Available figures show that an estimated 600 of the 680 workers could be unionised.
Asked whether the committee would work better than a union, the Administration Manager said the committees work quicker to solve problems instead of unions. “I have dealt with unions most of my life and I find that the committees can solve their own problems faster. Management is more open to listen to employees by themselves when they come as against when a union gets involved, it becomes acrimonious, confrontational.
“We do have some confrontation, but I find that the committees, they work. Maybe the union would be more aggressive. The workers understand the situation much better than a union that is more outside than inside,” he said.
Benny said AGM encourages rather than invites unions to vie for recognition in keeping with the Trade Union Recognition Act. He acknowledged that there are “tense moments when workers are not happy about something that we attend to”. Benny recalled that a Bartica-based registered trade union had attempted to gain recognition at Aurora Gold Mines, but could not have mustered the required number of applications that are required by law.
The Administration Manager said AGM tries to meet most of workers’ expectations including wages and salaries, recreation, bereavement. “Right now, the workers deal with their own issues without making contributions to a union but sometimes it’s good for an employer when a union is there. We are not pressured to do things we may not want to do. With a union, we stick to the rules.

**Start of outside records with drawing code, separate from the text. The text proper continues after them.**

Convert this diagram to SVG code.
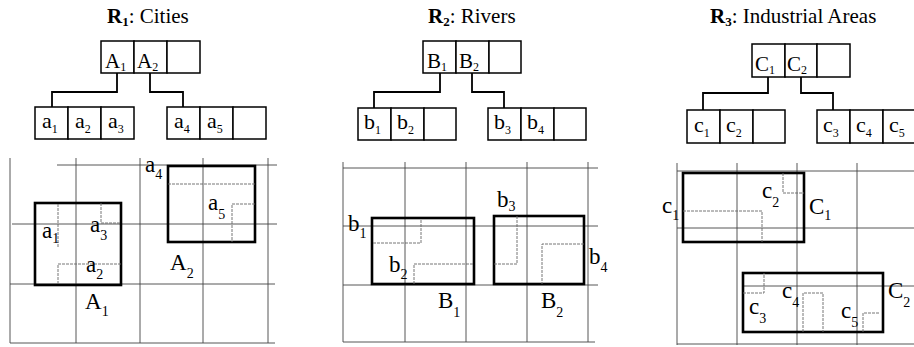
<svg xmlns="http://www.w3.org/2000/svg" width="914" height="347" viewBox="0 0 914 347" font-family="'Liberation Serif', 'DejaVu Serif', serif">
<style>
text{font-family:'Liberation Serif','DejaVu Serif',serif;fill:#000}
.ti{font-size:21px}
.tb{font-weight:bold}
.ts{font-size:13px}
.n{font-size:21px}
.nl{font-size:22px}
.ns{font-size:12px}
.g{font-size:23px}
.gs{font-size:14px}
.cell{fill:#fff;stroke:#000;stroke-width:1.5}
.con{fill:none;stroke:#000;stroke-width:1.8}
.grid{fill:none;stroke:#444;stroke-width:0.9}
.mbr{fill:none;stroke:#000;stroke-width:2.6}
.obj{fill:none;stroke:#666;stroke-width:0.9;stroke-dasharray:3 1}
</style>
<rect width="914" height="347" fill="#fff"/>

<!-- Titles -->
<g id="title1"><text class="ti" x="107" y="23"><tspan class="tb">R</tspan><tspan class="tb ts" dy="3">1</tspan><tspan dy="-3">: Cities</tspan></text></g>
<g id="title2"><text class="ti" x="428" y="23"><tspan class="tb">R</tspan><tspan class="tb ts" dy="3">2</tspan><tspan dy="-3">: Rivers</tspan></text></g>
<g id="title3"><text class="ti" x="710" y="23"><tspan class="tb">R</tspan><tspan class="tb ts" dy="3">3</tspan><tspan dy="-3">: Industrial Areas</tspan></text></g>

<!-- Connectors -->
<g id="connectors">
<path class="con" d="M117 73V92H52V107"/>
<path class="con" d="M150 73V92H183V107"/>
<path class="con" d="M440 73V92H374V108"/>
<path class="con" d="M472 73V92H504V108"/>
<path class="con" d="M768 77V93H703V110"/>
<path class="con" d="M801 77V93H833V110"/>
</g>

<!-- Panel 1 tree -->
<g id="nodeA">
<rect class="cell" x="101" y="41" width="33" height="32"/><rect class="cell" x="134" y="41" width="33" height="32"/><rect class="cell" x="167" y="41" width="33" height="32"/>
<text class="n" x="105" y="68">A<tspan class="ns" dy="3">1</tspan></text>
<text class="n" x="137" y="68">A<tspan class="ns" dy="3">2</tspan></text>
</g>
<g id="nodeA1">
<rect class="cell" x="35" y="107" width="33" height="32"/><rect class="cell" x="68" y="107" width="33" height="32"/><rect class="cell" x="101" y="107" width="33" height="32"/>
<text class="nl" x="42" y="128">a<tspan class="ns" dy="5">1</tspan></text>
<text class="nl" x="75" y="128">a<tspan class="ns" dy="5">2</tspan></text>
<text class="nl" x="108" y="128">a<tspan class="ns" dy="5">3</tspan></text>
</g>
<g id="nodeA2">
<rect class="cell" x="167" y="107" width="33" height="32"/><rect class="cell" x="200" y="107" width="33" height="32"/><rect class="cell" x="233" y="107" width="33" height="32"/>
<text class="nl" x="174" y="128">a<tspan class="ns" dy="5">4</tspan></text>
<text class="nl" x="207" y="128">a<tspan class="ns" dy="5">5</tspan></text>
</g>

<!-- Panel 2 tree -->
<g id="nodeB">
<rect class="cell" x="423" y="41" width="33" height="32"/><rect class="cell" x="456" y="41" width="33" height="32"/><rect class="cell" x="489" y="41" width="32" height="32"/>
<text class="n" x="427" y="68">B<tspan class="ns" dy="3">1</tspan></text>
<text class="n" x="459" y="68">B<tspan class="ns" dy="3">2</tspan></text>
</g>
<g id="nodeB1">
<rect class="cell" x="358" y="108" width="33" height="32"/><rect class="cell" x="391" y="108" width="33" height="32"/><rect class="cell" x="424" y="108" width="32" height="32"/>
<text class="nl" x="364" y="129">b<tspan class="ns" dy="5">1</tspan></text>
<text class="nl" x="397" y="129">b<tspan class="ns" dy="5">2</tspan></text>
</g>
<g id="nodeB2">
<rect class="cell" x="488" y="108" width="33" height="32"/><rect class="cell" x="521" y="108" width="33" height="32"/><rect class="cell" x="554" y="108" width="32" height="32"/>
<text class="nl" x="494" y="129">b<tspan class="ns" dy="5">3</tspan></text>
<text class="nl" x="527" y="129">b<tspan class="ns" dy="5">4</tspan></text>
</g>

<!-- Panel 3 tree -->
<g id="nodeC">
<rect class="cell" x="752" y="44" width="33" height="33"/><rect class="cell" x="785" y="44" width="32" height="33"/><rect class="cell" x="817" y="44" width="33" height="33"/>
<text class="n" x="755" y="71">C<tspan class="ns" dy="3">1</tspan></text>
<text class="n" x="787" y="71">C<tspan class="ns" dy="3">2</tspan></text>
</g>
<g id="nodeC1">
<rect class="cell" x="687" y="110" width="33" height="33"/><rect class="cell" x="720" y="110" width="33" height="33"/><rect class="cell" x="753" y="110" width="32" height="33"/>
<text class="nl" x="694" y="132">c<tspan class="ns" dy="5">1</tspan></text>
<text class="nl" x="726" y="132">c<tspan class="ns" dy="5">2</tspan></text>
</g>
<g id="nodeC2">
<rect class="cell" x="817" y="110" width="33" height="33"/><rect class="cell" x="850" y="110" width="33" height="33"/><rect class="cell" x="883" y="110" width="33" height="33"/>
<text class="nl" x="823" y="132">c<tspan class="ns" dy="5">3</tspan></text>
<text class="nl" x="856" y="132">c<tspan class="ns" dy="5">4</tspan></text>
<text class="nl" x="889" y="132">c<tspan class="ns" dy="5">5</tspan></text>
</g>

<!-- Panel 1 grid -->
<g id="grid1">
<path class="grid" d="M10 158V343M76 158V343M140 158V343M203 158V343M268 158V343M57 165H277M12 224H277M10 284H275M10 343H275"/>
<rect class="mbr" x="35" y="203" width="86" height="82"/>
<path class="obj" d="M58 204V247M101 203V223H121M58 284V264H121"/>
<rect class="mbr" x="168" y="166" width="87" height="76"/>
<path class="obj" d="M168 184H255M255 204H232V242"/>
<text class="g" x="42" y="238">a<tspan class="gs" dy="5">1</tspan></text>
<text class="g" x="90" y="232">a<tspan class="gs" dy="8">3</tspan></text>
<text class="g" x="86" y="272">a<tspan class="gs" dy="7">2</tspan></text>
<text class="g" x="85" y="309">A<tspan class="gs" dy="7">1</tspan></text>
<text class="g" x="145" y="172">a<tspan class="gs" dy="7">4</tspan></text>
<text class="g" x="208" y="210">a<tspan class="gs" dy="9">5</tspan></text>
<text class="g" x="170" y="270">A<tspan class="gs" dy="8">2</tspan></text>
</g>

<!-- Panel 2 grid -->
<g id="grid2">
<path class="grid" d="M343 162V342M405 162V342M466 162V342M527 162V342M588 162V342M343 168H598M343 226H598M343 285H598M343 342H595"/>
<rect class="mbr" x="372" y="218" width="102" height="66"/>
<path class="obj" d="M421 220V243H372M414 284V264H474"/>
<rect class="mbr" x="494" y="216" width="90" height="68"/>
<path class="obj" d="M517 216V264H494M584 244H542V284"/>
<text class="g" x="348" y="231">b<tspan class="gs" dy="7">1</tspan></text>
<text class="g" x="389" y="272">b<tspan class="gs" dy="7">2</tspan></text>
<text class="g" x="438" y="308">B<tspan class="gs" dy="9">1</tspan></text>
<text class="g" x="497" y="207">b<tspan class="gs" dy="4">3</tspan></text>
<text class="g" x="589" y="264">b<tspan class="gs" dy="8">4</tspan></text>
<text class="g" x="541" y="308">B<tspan class="gs" dy="9">2</tspan></text>
</g>

<!-- Panel 3 grid -->
<g id="grid3">
<path class="grid" d="M677 163V345M737 163V345M797 163V345M857 163V345M677 171H914M677 228H914M743 286H914M677 344H914"/>
<rect class="mbr" x="683" y="173" width="121" height="69"/>
<path class="obj" d="M783 173V193H804M683 211H762V242"/>
<rect class="mbr" x="743" y="273" width="140" height="59"/>
<path class="obj" d="M743 293H764V273M803 332V293H823V332M863 332V313H880"/>
<text class="g" x="662" y="213">c<tspan class="gs" dy="7">1</tspan></text>
<text class="g" x="762" y="198">c<tspan class="gs" dy="9">2</tspan></text>
<text class="g" x="809" y="214">C<tspan class="gs" dy="6">1</tspan></text>
<text class="g" x="749" y="314">c<tspan class="gs" dy="9">3</tspan></text>
<text class="g" x="782" y="298">c<tspan class="gs" dy="9">4</tspan></text>
<text class="g" x="841" y="318">c<tspan class="gs" dy="9">5</tspan></text>
<text class="g" x="888" y="298">C<tspan class="gs" dy="9">2</tspan></text>
</g>
</svg>
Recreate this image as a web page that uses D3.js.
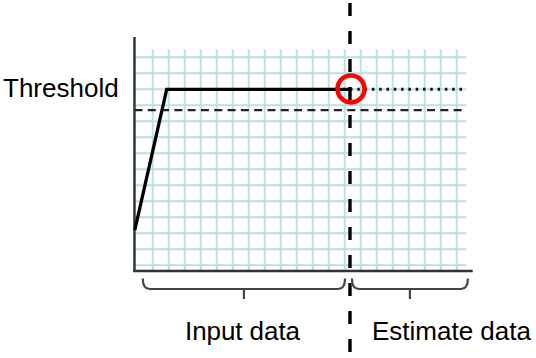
<!DOCTYPE html>
<html><head><meta charset="utf-8">
<script src="https://cdn.jsdelivr.net/npm/d3@7"></script>
<style>html,body{margin:0;padding:0;background:#fff;}svg{display:block;}</style>
</head><body>
<svg id="c" width="536" height="358"></svg>
<script>
// ---- data (in grid units) ----
const inputX = [-0.12, 1.875, 13.33];
const inputY = [2.2, 11, 11];
const estimateX = [13.33, 20.6];
const estimateY = [11, 11];
const thresholdValue = 11;
const lowerLineValue = 9.7;
const splitX = 13.33;
const gridXTicks = d3.range(1, 21);
const gridYTicks = d3.range(0, 14);
const labels = ["Threshold", "Input data", "Estimate data"];
const braceRanges = [[0.38, 13.02], [13.45, 20.7]];

const svg = d3.select("#c");
const x = d3.scaleLinear().domain([0, 20]).range([136.7, 456.7]);
const y = d3.scaleLinear().domain([0, 13]).range([265.3, 57.3]);
const xMin = -0.14, xMax = 20.6, xAxisEnd = 21.0;
const yMin = -0.36, yTop = 14.27, gridTop = 13.5;

// grid
const grid = svg.append("g").attr("stroke", "#b8e1e4").attr("stroke-width", 2);
grid.selectAll("line.v").data(gridXTicks).join("line")
  .attr("x1", d => x(d)).attr("x2", d => x(d))
  .attr("y1", y(gridTop)).attr("y2", y(yMin));
grid.selectAll("line.h").data(gridYTicks).join("line")
  .attr("x1", x(xMin)).attr("x2", x(xMax))
  .attr("y1", d => y(d)).attr("y2", d => y(d));

// axes
svg.append("line").attr("x1", x(xMin)).attr("x2", x(xMin))
  .attr("y1", y(yTop)).attr("y2", y(yMin) + 1)
  .attr("stroke", "#333").attr("stroke-width", 2.5);
svg.append("line").attr("x1", x(xMin) - 1).attr("x2", x(xAxisEnd))
  .attr("y1", y(yMin)).attr("y2", y(yMin))
  .attr("stroke", "#333").attr("stroke-width", 2.5);

// lower dashed line
svg.append("line").attr("x1", x(xMin)).attr("x2", x(xMax))
  .attr("y1", y(lowerLineValue)).attr("y2", y(lowerLineValue))
  .attr("stroke", "#222").attr("stroke-width", 2.2).attr("stroke-dasharray", "8,5.3");

// estimate dotted line
const line = d3.line().x(d => x(d[0])).y(d => y(d[1]));
svg.append("path").attr("d", line(d3.zip(estimateX, estimateY)))
  .attr("fill", "none").attr("stroke", "#111").attr("stroke-width", 3)
  .attr("stroke-dasharray", "2.5,4.8");

// input solid line
svg.append("path").attr("d", line(d3.zip(inputX, inputY)))
  .attr("fill", "none").attr("stroke", "#000").attr("stroke-width", 3.3)
  .attr("stroke-linejoin", "miter");

// vertical split dashed line
svg.append("line").attr("x1", x(splitX)).attr("x2", x(splitX))
  .attr("y1", 3).attr("y2", 358)
  .attr("stroke", "#000").attr("stroke-width", 3.4).attr("stroke-dasharray", "13,15");

// red circle
svg.append("circle").attr("cx", x(splitX) + 1).attr("cy", y(thresholdValue) - 0.4)
  .attr("r", 13.5).attr("fill", "none").attr("stroke", "#ff0000").attr("stroke-width", 4.5);

// braces
const by0 = 278.5, by1 = 289, by2 = 299;
braceRanges.forEach(([a, b]) => {
  const x0 = x(a), x1 = x(b), m = (x0 + x1) / 2;
  svg.append("path")
    .attr("d", `M${x0},${by0} Q${x0},${by1} ${x0 + 7},${by1} L${x1 - 7},${by1} Q${x1},${by1} ${x1},${by0} M${m},${by1} L${m},${by2}`)
    .attr("fill", "none").attr("stroke", "#444").attr("stroke-width", 2.2);
});

// labels
const font = "'Liberation Sans', Arial, sans-serif";
svg.append("text").attr("x", 3).attr("y", 97).text(labels[0])
  .attr("font-family", font).attr("font-size", 26).attr("fill", "#000");
svg.append("text").attr("x", 185).attr("y", 340).text(labels[1])
  .attr("font-family", font).attr("font-size", 26).attr("fill", "#000")
  .attr("textLength", 115).attr("lengthAdjust", "spacing");
svg.append("text").attr("x", 372).attr("y", 340).text(labels[2])
  .attr("font-family", font).attr("font-size", 26).attr("fill", "#000");
</script>
</body></html>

Benny has interfaced with trade unions for decades in the Guyana Sugar Corporation before joining the mining industry. “I have no problems with unions.; I actually like unions,’ he said.Benny has interfaced with trade unions for decades in the Guyana Sugar Corporation before joining the mining industry.
There are about 70 Guyanese supervisors and 35 expatriate workers at the Guyana-based Aurora Gold Mines.
Aurora Gold Mines/ Guyana Goldfield’s Human Resource Policy states, in part, that the company will allow workers to form and join workers’ organisations of their choosing without any interference or employment consequences and to bargain collectively with their employer.
That policy also mandates the company to encourage employees to use mechanisms provided to them to raise grievances and to discuss openly any issues of concern they might have and to respond to those grievances in a fair and transparent manner through the appropriate mechanisms in a timely manner.
On joining the company, the Human Resources policy requires the company to inform new workers of a grievance redress mechanism which should involve the appropriate level of management. The policy prohibits retribution pr substitute for grievance mechanisms provided through collective labour agreements. At the same time, it allows for administrative and legal redress.